AVAILABLE DATA:
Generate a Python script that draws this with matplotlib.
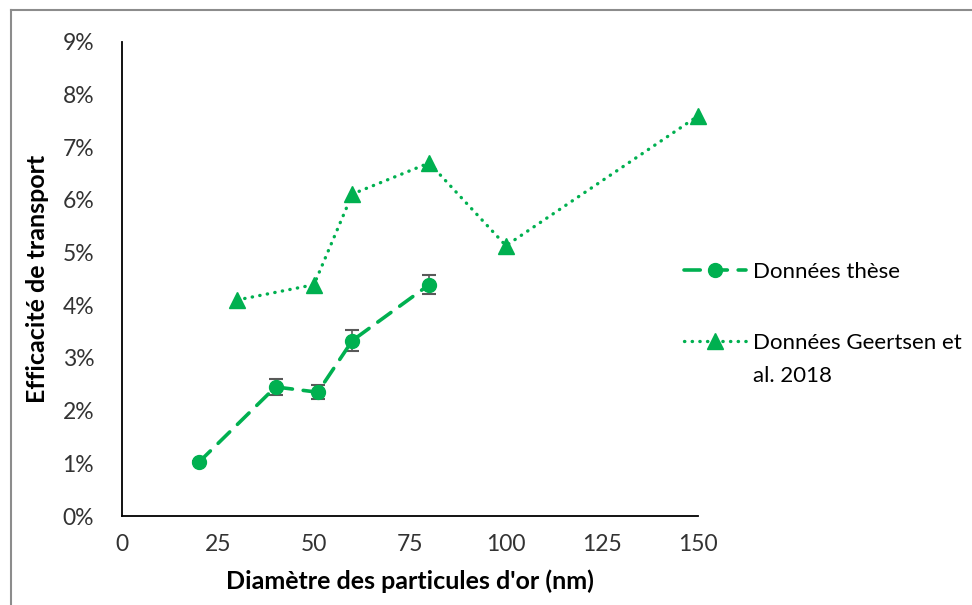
import matplotlib
matplotlib.use("Agg")
import matplotlib.pyplot as plt
from matplotlib.ticker import FuncFormatter
from matplotlib.lines import Line2D

plt.rcParams['font.family'] = ['Lato', 'DejaVu Sans']

# Données thèse
these_x = [20, 40, 51, 60, 80]
these_y = [1.02, 2.45, 2.35, 3.33, 4.39]
these_err = [0.02, 0.16, 0.13, 0.20, 0.18]

# Données Geertsen et al. 2018
geertsen_x = [30, 50, 60, 80, 100, 150]
geertsen_y = [4.10, 4.39, 6.11, 6.70, 5.13, 7.59]

green = '#00B050'

fig = plt.figure(figsize=(9.72, 6.05), dpi=100)
ax = fig.add_axes([0.1255, 0.147, 0.5925, 0.784])

# chart border (only top and left visible)
fig.add_artist(Line2D([10.5/972, 10.5/972], [0, 1 - 9.5/605], transform=fig.transFigure, color='#8c8c8c', lw=1.5))
fig.add_artist(Line2D([10.5/972, 1], [1 - 9.5/605, 1 - 9.5/605], transform=fig.transFigure, color='#8c8c8c', lw=1.5))

ax.errorbar(these_x, these_y, yerr=these_err, fmt='none', ecolor='#595959', elinewidth=1.2, capsize=5, capthick=1.5, zorder=2)
l1, = ax.plot(these_x, these_y, color=green, lw=2.6, dashes=(4.5, 3), dash_capstyle='round',
              marker='o', markersize=10, label='Données thèse', zorder=3, clip_on=False)
l2, = ax.plot(geertsen_x, geertsen_y, color=green, lw=2.4, dashes=(0.1, 2.2), dash_capstyle='round',
              marker='^', markersize=11, label='Données Geertsen et', zorder=3, clip_on=False)

ax.set_xlim(0, 150)
ax.set_ylim(0, 9)
ax.set_xticks([0, 25, 50, 75, 100, 125, 150])
ax.set_yticks(range(0, 10))
ax.yaxis.set_major_formatter(FuncFormatter(lambda v, p: f'{int(v)}%'))
ax.tick_params(length=0, labelsize=16.5, labelcolor='#333333')
ax.tick_params(axis='x', pad=13)
ax.tick_params(axis='y', pad=20)

ax.spines['top'].set_visible(False)
ax.spines['right'].set_visible(False)
ax.spines['left'].set_linewidth(1.3)
ax.spines['bottom'].set_linewidth(1.3)

ax.set_xlabel("Diamètre des particules d'or (nm)", fontsize=18, fontweight='bold', labelpad=10)
ax.set_ylabel('Efficacité de transport', fontsize=18, fontweight='bold', labelpad=10)

leg = fig.legend(handles=[l1, l2], loc='upper left', bbox_to_anchor=(0.683, 0.6),
                 frameon=False, fontsize=16, handlelength=2.8, labelspacing=2.3, handletextpad=0.3)

# second line of the Geertsen label, under the first one
fig.canvas.draw()
bb = leg.get_texts()[1].get_window_extent().transformed(fig.transFigure.inverted())
fig.text(bb.x0, bb.y0 - 0.022, 'al. 2018', fontsize=16, va='top', ha='left', color='black')

fig.savefig('out.png', dpi=100)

YOUR OBJECTIVE: Set the listing down in full and exactly. Pictures within it should not appear in the copy.

RESPONSE BELOW:
Generate a Python script that draws this with matplotlib.
import matplotlib
matplotlib.use("Agg")
import matplotlib.pyplot as plt
from matplotlib.ticker import FuncFormatter
from matplotlib.lines import Line2D

plt.rcParams['font.family'] = ['Lato', 'DejaVu Sans']

# Données thèse
these_x = [20, 40, 51, 60, 80]
these_y = [1.02, 2.45, 2.35, 3.33, 4.39]
these_err = [0.02, 0.16, 0.13, 0.20, 0.18]

# Données Geertsen et al. 2018
geertsen_x = [30, 50, 60, 80, 100, 150]
geertsen_y = [4.10, 4.39, 6.11, 6.70, 5.13, 7.59]

green = '#00B050'

fig = plt.figure(figsize=(9.72, 6.05), dpi=100)
ax = fig.add_axes([0.1255, 0.147, 0.5925, 0.784])

# chart border (only top and left visible)
fig.add_artist(Line2D([10.5/972, 10.5/972], [0, 1 - 9.5/605], transform=fig.transFigure, color='#8c8c8c', lw=1.5))
fig.add_artist(Line2D([10.5/972, 1], [1 - 9.5/605, 1 - 9.5/605], transform=fig.transFigure, color='#8c8c8c', lw=1.5))

ax.errorbar(these_x, these_y, yerr=these_err, fmt='none', ecolor='#595959', elinewidth=1.2, capsize=5, capthick=1.5, zorder=2)
l1, = ax.plot(these_x, these_y, color=green, lw=2.6, dashes=(4.5, 3), dash_capstyle='round',
              marker='o', markersize=10, label='Données thèse', zorder=3, clip_on=False)
l2, = ax.plot(geertsen_x, geertsen_y, color=green, lw=2.4, dashes=(0.1, 2.2), dash_capstyle='round',
              marker='^', markersize=11, label='Données Geertsen et', zorder=3, clip_on=False)

ax.set_xlim(0, 150)
ax.set_ylim(0, 9)
ax.set_xticks([0, 25, 50, 75, 100, 125, 150])
ax.set_yticks(range(0, 10))
ax.yaxis.set_major_formatter(FuncFormatter(lambda v, p: f'{int(v)}%'))
ax.tick_params(length=0, labelsize=16.5, labelcolor='#333333')
ax.tick_params(axis='x', pad=13)
ax.tick_params(axis='y', pad=20)

ax.spines['top'].set_visible(False)
ax.spines['right'].set_visible(False)
ax.spines['left'].set_linewidth(1.3)
ax.spines['bottom'].set_linewidth(1.3)

ax.set_xlabel("Diamètre des particules d'or (nm)", fontsize=18, fontweight='bold', labelpad=10)
ax.set_ylabel('Efficacité de transport', fontsize=18, fontweight='bold', labelpad=10)

leg = fig.legend(handles=[l1, l2], loc='upper left', bbox_to_anchor=(0.683, 0.6),
                 frameon=False, fontsize=16, handlelength=2.8, labelspacing=2.3, handletextpad=0.3)

# second line of the Geertsen label, under the first one
fig.canvas.draw()
bb = leg.get_texts()[1].get_window_extent().transformed(fig.transFigure.inverted())
fig.text(bb.x0, bb.y0 - 0.022, 'al. 2018', fontsize=16, va='top', ha='left', color='black')

fig.savefig('out.png', dpi=100)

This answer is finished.